The dominant model for funding public goods -- discrete grant rounds with lump-sum payments -- is giving way to continuous, per-second capital flows. Token streaming, conviction-based allocation, and autonomous treasury systems represent a fundamental shift: from funding as an event to funding as an ongoing relationship between capital and the work it supports.
The Shift from Lump-Sum to Per-Second
Token streaming distributes ERC-20 tokens continuously over time, typically calculated per second, rather than through discrete transfers. A sender deposits tokens into a smart contract that programmatically accrues value to a recipient as time passes. Recipients withdraw earned balances at any time. This solves a core misalignment in traditional grants: upfront payments shift risk to funders, while deferred payments create cash flow uncertainty for contributors. Streaming splits the difference -- capital flows as work happens.
The mechanism is allocation-agnostic: streaming can distribute funds originally allocated through quadratic funding, retroactive funding, direct grants, or DAO governance. It operates at the execution layer of the funding stack, determining how capital moves after what to fund has already been decided.
Streaming Infrastructure
Three protocols form the infrastructure backbone of onchain streaming:
Sablier, launched in 2019, is the first token streaming protocol in the Ethereum ecosystem. It offers fixed-duration vesting (Lockup), open-ended recurring payments (Flow), and scalable token distribution (Merkle Airdrops) across 28+ chains. By 2024, Sablier reported approximately $250M in median TVL and over 552,800 token streams created. Organizations including Nouns DAO, Uniswap Governance, and Balancer have used the protocol.
Superfluid introduces the Super Token standard and streaming agreements, enabling per-second payments through programmable smart contracts. Used by ENS DAO, Optimism, and Gitcoin's Allo Protocol, Superfluid powers streaming-based salary, grants, vesting, and subscription flows across multiple EVM networks.

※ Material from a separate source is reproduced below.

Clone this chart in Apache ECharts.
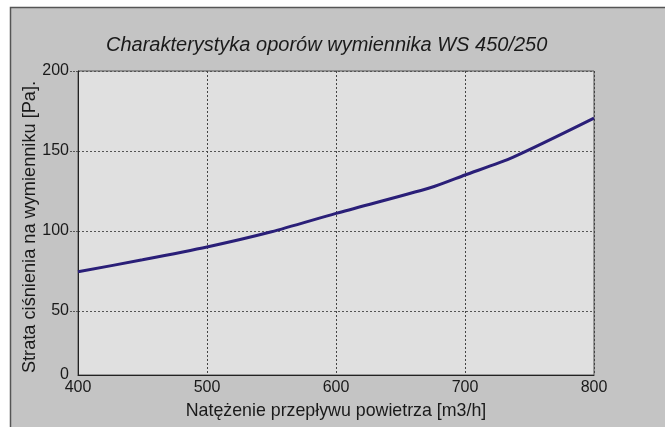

Drips, built within the Radworks ecosystem alongside Radicle, focuses specifically on open source software funding. Its core primitive is the Drip List -- a curated list of up to 200 GitHub repositories or Ethereum addresses, each assigned a percentage share of incoming funds. When maintainers claim funds, they can configure their own dependency lists and forward a percentage upstream, creating composable funding graphs where deeply nested dependencies receive funding indirectly.
Protocol Guild: Streaming at Scale
Protocol Guild is the most successful demonstration of streaming for public goods. The collective fund supports Ethereum Layer 1 core protocol contributors through long-term onchain token vesting. It maintains a publicly verifiable registry of active contributors and distributes donated assets directly to individuals. Protocol Guild does not evaluate proposals, direct work, or influence governance -- it simply streams capital to the people building Ethereum's core infrastructure. The protocol has received over $100M in donations from projects building on Ethereum, making it a proof point that streaming-based funding can operate at significant scale.
Continuous Governance: Conviction Voting
Conviction voting extends the continuous paradigm from payments to governance itself. Rather than time-boxed voting windows, participants stake tokens on proposals continuously, with voting power accumulating over time via an exponential decay function. When accumulated conviction crosses a dynamic threshold, proposals pass automatically and funds disburse. Streaming quadratic voting combines this continuous approach with quadratic cost functions, letting participants stream support to proposals and rebalance dynamically as conditions evolve.
Autonomous Systems: Revnets and AutoPGF
The most radical extension of continuous funding removes human allocation decisions entirely. Revnets (Revenue Networks) are fully autonomous, immutable smart contract treasuries that tokenize revenue and enforce deterministic economic rules. Deployed once with four locked parameters -- premint, entry curve, exit curve, and optional boost period -- Revnets operate without governance, owners, or human intervention. The philosophy of Retailism treats investors and customers as alike, encoding this insight into immutable contracts.
AutoPGF eliminates governance friction by automating capital distribution based on predefined signals -- protocol fees, usage metrics, contribution data, or community votes. Three primary models have emerged: protocol-native PGF (percentage of fees to public goods), signal-based streaming (real-time flows from votes or metrics), and trigger-based allocations (threshold-activated distributions).
Aqueduct Routing
Aqueduct infrastructure creates programmable capital pipelines connecting funding sources to recipients. Like Roman aqueducts routing water across distances, funding aqueducts enable continuous flows that split, merge, redirect, and cascade through multiple recipients. Combined with Flows.wtf -- where token curated registries govern continuous streaming to approved builders -- these systems point toward a future where public goods funding is always-on infrastructure rather than periodic philanthropic events.